Challenge —
Retype the data that follows line by line, exactly, and leave its pictures out.

Collected data —
========================
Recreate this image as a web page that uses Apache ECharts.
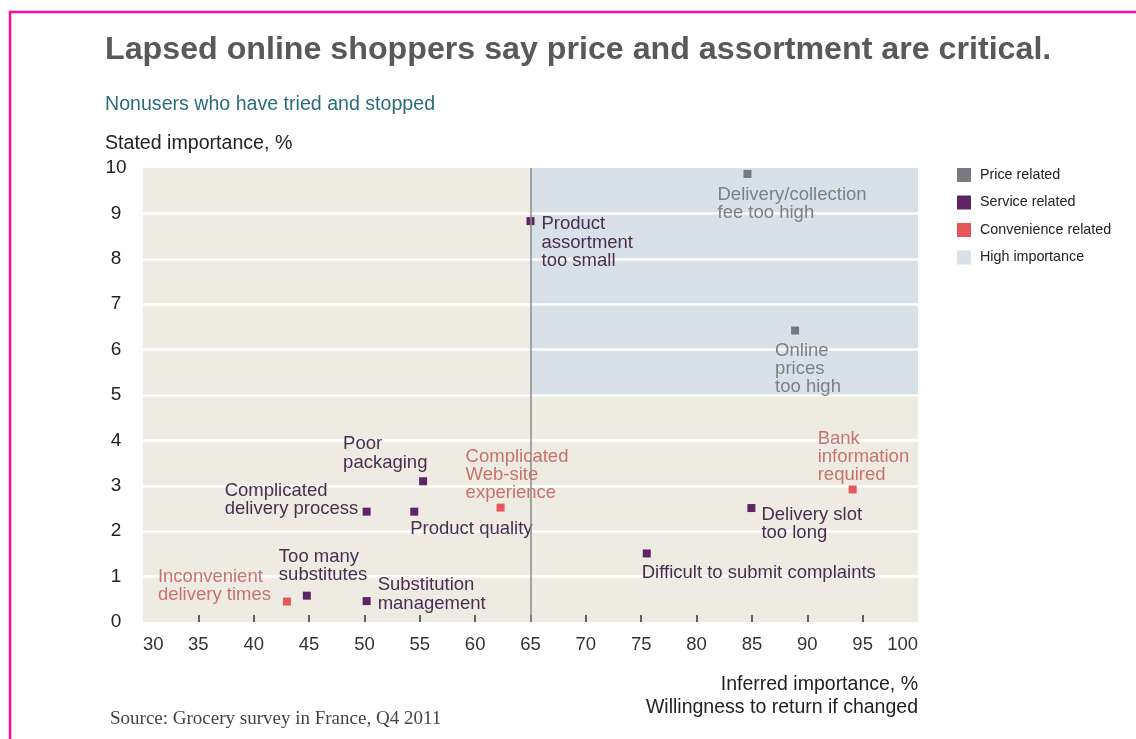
<!DOCTYPE html>
<html>
<head>
<meta charset="utf-8">
<script src="https://cdn.jsdelivr.net/npm/echarts@6/dist/echarts.min.js"></script>
<style>
html,body{margin:0;padding:0;background:#fff;}
#chart{width:1136px;height:739px;}
</style>
</head>
<body>
<div id="chart"></div>
<script>
// ---- data ----
const seriesNames = ['Price related', 'Service related', 'Convenience related', 'High importance'];

const priceNames = ['Delivery/collection\nfee too high', 'Online\nprices\ntoo high'];
const priceX = [84.6, 88.9];
const priceY = [9.87, 6.42];

const serviceNames = ['Product\nassortment\ntoo small', 'Poor\npackaging', 'Complicated\ndelivery process', 'Product quality',
  'Too many\nsubstitutes', 'Substitution\nmanagement', 'Delivery slot\ntoo long', 'Difficult to submit complaints'];
const serviceX = [65.0, 55.3, 50.2, 54.5, 44.8, 50.2, 84.95, 75.5];
const serviceY = [8.83, 3.10, 2.43, 2.43, 0.58, 0.46, 2.51, 1.51];

const convNames = ['Complicated\nWeb-site\nexperience', 'Inconvenient\ndelivery times', 'Bank\ninformation\nrequired'];
const convX = [62.3, 43.0, 94.1];
const convY = [2.52, 0.45, 2.92];

const highArea = { xFrom: 65, xTo: 100, yFrom: 5, yTo: 10 };
const dividerX = 65;

const xTickValues = [35, 40, 45, 50, 55, 60, 65, 70, 75, 80, 85, 90, 95];
const xLabelValues = [30, 35, 40, 45, 50, 55, 60, 65, 70, 75, 80, 85, 90, 95, 100];

// ---- label placement (style, offsets of text top-left from the point centre) ----
const labelOffsets = {
  'Delivery/collection\nfee too high': [-30, 12],
  'Online\nprices\ntoo high': [-20, 11],
  'Product\nassortment\ntoo small': [11, -6],
  'Poor\npackaging': [-80, -46],
  'Complicated\ndelivery process': [-142, -30],
  'Product quality': [-4, 8],
  'Too many\nsubstitutes': [-28, -48],
  'Substitution\nmanagement': [11, -25],
  'Delivery slot\ntoo long': [10, -2],
  'Difficult to submit complaints': [-5, 10],
  'Complicated\nWeb-site\nexperience': [-35, -60],
  'Inconvenient\ndelivery times': [-129, -34],
  'Bank\ninformation\nrequired': [-35, -60]
};

const SYM = 8;
const FONT = '"Liberation Sans", Arial, Helvetica, sans-serif';

function buildData(names, xs, ys, textColor) {
  return names.map((n, i) => {
    const off = labelOffsets[n] || [6, -6];
    return {
      name: n,
      value: [xs[i], ys[i]],
      label: {
        show: true,
        formatter: n,
        position: [off[0] + SYM / 2, off[1] + SYM / 2],
        align: 'left',
        verticalAlign: 'top',
        color: textColor,
        fontSize: 18.5,
        lineHeight: 18.2,
        fontFamily: FONT
      }
    };
  });
}

const chart = echarts.init(document.getElementById('chart'), null, { renderer: 'canvas' });

const option = {
  animation: false,
  backgroundColor: '#ffffff',
  textStyle: { fontFamily: FONT },
  grid: {
    left: 143, right: 218, top: 168, bottom: 117,
    show: true, backgroundColor: '#eeebe2', borderWidth: 0, z: 0
  },
  legend: {
    orient: 'vertical',
    left: 957, top: 168, padding: 0,
    itemWidth: 14, itemHeight: 14, itemGap: 13.5,
    icon: 'rect',
    data: seriesNames,
    textStyle: { fontSize: 14.3, color: '#222', padding: [0, 0, 0, 4], fontFamily: FONT },
    selectedMode: false
  },
  xAxis: {
    type: 'value', min: 30, max: 100, interval: 5, z: 1.5,
    axisLine: { show: false },
    axisTick: { show: true, inside: true, length: 7, lineStyle: { color: '#333', width: 1.5 }, customValues: xTickValues },
    axisLabel: { color: '#333', fontSize: 18.5, margin: 13, customValues: xLabelValues,
      alignMinLabel: 'left', alignMaxLabel: 'right', fontFamily: FONT },
    splitLine: { show: false }
  },
  yAxis: {
    type: 'value', min: 0, max: 10, interval: 1, z: 1.5,
    axisLine: { show: false },
    axisTick: { show: false },
    axisLabel: { color: '#222', fontSize: 19, margin: 27, align: 'center', fontFamily: FONT },
    splitLine: { show: true, showMinLine: false, showMaxLine: false, lineStyle: { color: '#ffffff', width: 2.5 } }
  },
  graphic: [
    { type: 'polyline', silent: true, z: 10,
      shape: { points: [[10, 739], [10, 12], [1136, 12]] },
      style: { stroke: '#f2109e', lineWidth: 2.5, fill: null } },
    { type: 'text', left: 105, top: 34, silent: true,
      style: { text: 'Lapsed online shoppers say price and assortment are critical.', fontSize: 32.2, fontWeight: 'bold', fill: '#58595b', fontFamily: FONT } },
    { type: 'text', left: 105, top: 95, silent: true,
      style: { text: 'Nonusers who have tried and stopped', fontSize: 19.6, fill: '#2c6c7b', fontFamily: FONT } },
    { type: 'text', left: 105, top: 134, silent: true,
      style: { text: 'Stated importance, %', fontSize: 19.6, fill: '#222', fontFamily: FONT } },
    { type: 'text', right: 218, top: 675, silent: true,
      style: { text: 'Inferred importance, %', fontSize: 19.5, fill: '#222', fontFamily: FONT, align: 'right' } },
    { type: 'text', right: 218, top: 698, silent: true,
      style: { text: 'Willingness to return if changed', fontSize: 19.5, fill: '#222', fontFamily: FONT, align: 'right' } },
    { type: 'text', left: 110, top: 710, silent: true,
      style: { text: 'Source: Grocery survey in France, Q4 2011', fontSize: 19, fill: '#444', fontFamily: '"Liberation Serif", "DejaVu Serif", serif' } }
  ],
  series: [
    {
      name: 'High importance', type: 'scatter', data: [], z: 1,
      itemStyle: { color: '#d8e1e7', opacity: 1 },
      markArea: {
        silent: true,
        itemStyle: { color: '#d8e1e7', opacity: 1 },
        label: { show: false },
        data: [[{ coord: [highArea.xFrom, highArea.yFrom] }, { coord: [highArea.xTo, highArea.yTo] }]]
      }
    },
    {
      name: 'divider', type: 'scatter', data: [], z: 2,
      markLine: {
        silent: true, symbol: ['none', 'none'], label: { show: false },
        lineStyle: { color: '#8a8a8a', width: 1.5, type: 'solid' },
        data: [{ xAxis: dividerX }]
      }
    },
    {
      name: 'Price related', type: 'scatter', z: 3, symbol: 'rect', symbolSize: SYM,
      itemStyle: { color: '#76797e', opacity: 1 },
      data: buildData(priceNames, priceX, priceY, '#7c8187')
    },
    {
      name: 'Service related', type: 'scatter', z: 3, symbol: 'rect', symbolSize: SYM,
      itemStyle: { color: '#5e2466', opacity: 1 },
      data: buildData(serviceNames, serviceX, serviceY, '#4b2d52')
    },
    {
      name: 'Convenience related', type: 'scatter', z: 3, symbol: 'rect', symbolSize: SYM,
      itemStyle: { color: '#e5575a', opacity: 1 },
      data: buildData(convNames, convX, convY, '#c8736c')
    }
  ]
};

chart.setOption(option);
</script>
</body>
</html>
========================
Answer for this exercise —
Recreate this image as a web page that uses Apache ECharts.
<!DOCTYPE html>
<html>
<head>
<meta charset="utf-8">
<script src="https://cdn.jsdelivr.net/npm/echarts@6/dist/echarts.min.js"></script>
<style>
html,body{margin:0;padding:0;background:#fff;}
#chart{width:1136px;height:739px;}
</style>
</head>
<body>
<div id="chart"></div>
<script>
// ---- data ----
const seriesNames = ['Price related', 'Service related', 'Convenience related', 'High importance'];

const priceNames = ['Delivery/collection\nfee too high', 'Online\nprices\ntoo high'];
const priceX = [84.6, 88.9];
const priceY = [9.87, 6.42];

const serviceNames = ['Product\nassortment\ntoo small', 'Poor\npackaging', 'Complicated\ndelivery process', 'Product quality',
  'Too many\nsubstitutes', 'Substitution\nmanagement', 'Delivery slot\ntoo long', 'Difficult to submit complaints'];
const serviceX = [65.0, 55.3, 50.2, 54.5, 44.8, 50.2, 84.95, 75.5];
const serviceY = [8.83, 3.10, 2.43, 2.43, 0.58, 0.46, 2.51, 1.51];

const convNames = ['Complicated\nWeb-site\nexperience', 'Inconvenient\ndelivery times', 'Bank\ninformation\nrequired'];
const convX = [62.3, 43.0, 94.1];
const convY = [2.52, 0.45, 2.92];

const highArea = { xFrom: 65, xTo: 100, yFrom: 5, yTo: 10 };
const dividerX = 65;

const xTickValues = [35, 40, 45, 50, 55, 60, 65, 70, 75, 80, 85, 90, 95];
const xLabelValues = [30, 35, 40, 45, 50, 55, 60, 65, 70, 75, 80, 85, 90, 95, 100];

// ---- label placement (style, offsets of text top-left from the point centre) ----
const labelOffsets = {
  'Delivery/collection\nfee too high': [-30, 12],
  'Online\nprices\ntoo high': [-20, 11],
  'Product\nassortment\ntoo small': [11, -6],
  'Poor\npackaging': [-80, -46],
  'Complicated\ndelivery process': [-142, -30],
  'Product quality': [-4, 8],
  'Too many\nsubstitutes': [-28, -48],
  'Substitution\nmanagement': [11, -25],
  'Delivery slot\ntoo long': [10, -2],
  'Difficult to submit complaints': [-5, 10],
  'Complicated\nWeb-site\nexperience': [-35, -60],
  'Inconvenient\ndelivery times': [-129, -34],
  'Bank\ninformation\nrequired': [-35, -60]
};

const SYM = 8;
const FONT = '"Liberation Sans", Arial, Helvetica, sans-serif';

function buildData(names, xs, ys, textColor) {
  return names.map((n, i) => {
    const off = labelOffsets[n] || [6, -6];
    return {
      name: n,
      value: [xs[i], ys[i]],
      label: {
        show: true,
        formatter: n,
        position: [off[0] + SYM / 2, off[1] + SYM / 2],
        align: 'left',
        verticalAlign: 'top',
        color: textColor,
        fontSize: 18.5,
        lineHeight: 18.2,
        fontFamily: FONT
      }
    };
  });
}

const chart = echarts.init(document.getElementById('chart'), null, { renderer: 'canvas' });

const option = {
  animation: false,
  backgroundColor: '#ffffff',
  textStyle: { fontFamily: FONT },
  grid: {
    left: 143, right: 218, top: 168, bottom: 117,
    show: true, backgroundColor: '#eeebe2', borderWidth: 0, z: 0
  },
  legend: {
    orient: 'vertical',
    left: 957, top: 168, padding: 0,
    itemWidth: 14, itemHeight: 14, itemGap: 13.5,
    icon: 'rect',
    data: seriesNames,
    textStyle: { fontSize: 14.3, color: '#222', padding: [0, 0, 0, 4], fontFamily: FONT },
    selectedMode: false
  },
  xAxis: {
    type: 'value', min: 30, max: 100, interval: 5, z: 1.5,
    axisLine: { show: false },
    axisTick: { show: true, inside: true, length: 7, lineStyle: { color: '#333', width: 1.5 }, customValues: xTickValues },
    axisLabel: { color: '#333', fontSize: 18.5, margin: 13, customValues: xLabelValues,
      alignMinLabel: 'left', alignMaxLabel: 'right', fontFamily: FONT },
    splitLine: { show: false }
  },
  yAxis: {
    type: 'value', min: 0, max: 10, interval: 1, z: 1.5,
    axisLine: { show: false },
    axisTick: { show: false },
    axisLabel: { color: '#222', fontSize: 19, margin: 27, align: 'center', fontFamily: FONT },
    splitLine: { show: true, showMinLine: false, showMaxLine: false, lineStyle: { color: '#ffffff', width: 2.5 } }
  },
  graphic: [
    { type: 'polyline', silent: true, z: 10,
      shape: { points: [[10, 739], [10, 12], [1136, 12]] },
      style: { stroke: '#f2109e', lineWidth: 2.5, fill: null } },
    { type: 'text', left: 105, top: 34, silent: true,
      style: { text: 'Lapsed online shoppers say price and assortment are critical.', fontSize: 32.2, fontWeight: 'bold', fill: '#58595b', fontFamily: FONT } },
    { type: 'text', left: 105, top: 95, silent: true,
      style: { text: 'Nonusers who have tried and stopped', fontSize: 19.6, fill: '#2c6c7b', fontFamily: FONT } },
    { type: 'text', left: 105, top: 134, silent: true,
      style: { text: 'Stated importance, %', fontSize: 19.6, fill: '#222', fontFamily: FONT } },
    { type: 'text', right: 218, top: 675, silent: true,
      style: { text: 'Inferred importance, %', fontSize: 19.5, fill: '#222', fontFamily: FONT, align: 'right' } },
    { type: 'text', right: 218, top: 698, silent: true,
      style: { text: 'Willingness to return if changed', fontSize: 19.5, fill: '#222', fontFamily: FONT, align: 'right' } },
    { type: 'text', left: 110, top: 710, silent: true,
      style: { text: 'Source: Grocery survey in France, Q4 2011', fontSize: 19, fill: '#444', fontFamily: '"Liberation Serif", "DejaVu Serif", serif' } }
  ],
  series: [
    {
      name: 'High importance', type: 'scatter', data: [], z: 1,
      itemStyle: { color: '#d8e1e7', opacity: 1 },
      markArea: {
        silent: true,
        itemStyle: { color: '#d8e1e7', opacity: 1 },
        label: { show: false },
        data: [[{ coord: [highArea.xFrom, highArea.yFrom] }, { coord: [highArea.xTo, highArea.yTo] }]]
      }
    },
    {
      name: 'divider', type: 'scatter', data: [], z: 2,
      markLine: {
        silent: true, symbol: ['none', 'none'], label: { show: false },
        lineStyle: { color: '#8a8a8a', width: 1.5, type: 'solid' },
        data: [{ xAxis: dividerX }]
      }
    },
    {
      name: 'Price related', type: 'scatter', z: 3, symbol: 'rect', symbolSize: SYM,
      itemStyle: { color: '#76797e', opacity: 1 },
      data: buildData(priceNames, priceX, priceY, '#7c8187')
    },
    {
      name: 'Service related', type: 'scatter', z: 3, symbol: 'rect', symbolSize: SYM,
      itemStyle: { color: '#5e2466', opacity: 1 },
      data: buildData(serviceNames, serviceX, serviceY, '#4b2d52')
    },
    {
      name: 'Convenience related', type: 'scatter', z: 3, symbol: 'rect', symbolSize: SYM,
      itemStyle: { color: '#e5575a', opacity: 1 },
      data: buildData(convNames, convX, convY, '#c8736c')
    }
  ]
};

chart.setOption(option);
</script>
</body>
</html>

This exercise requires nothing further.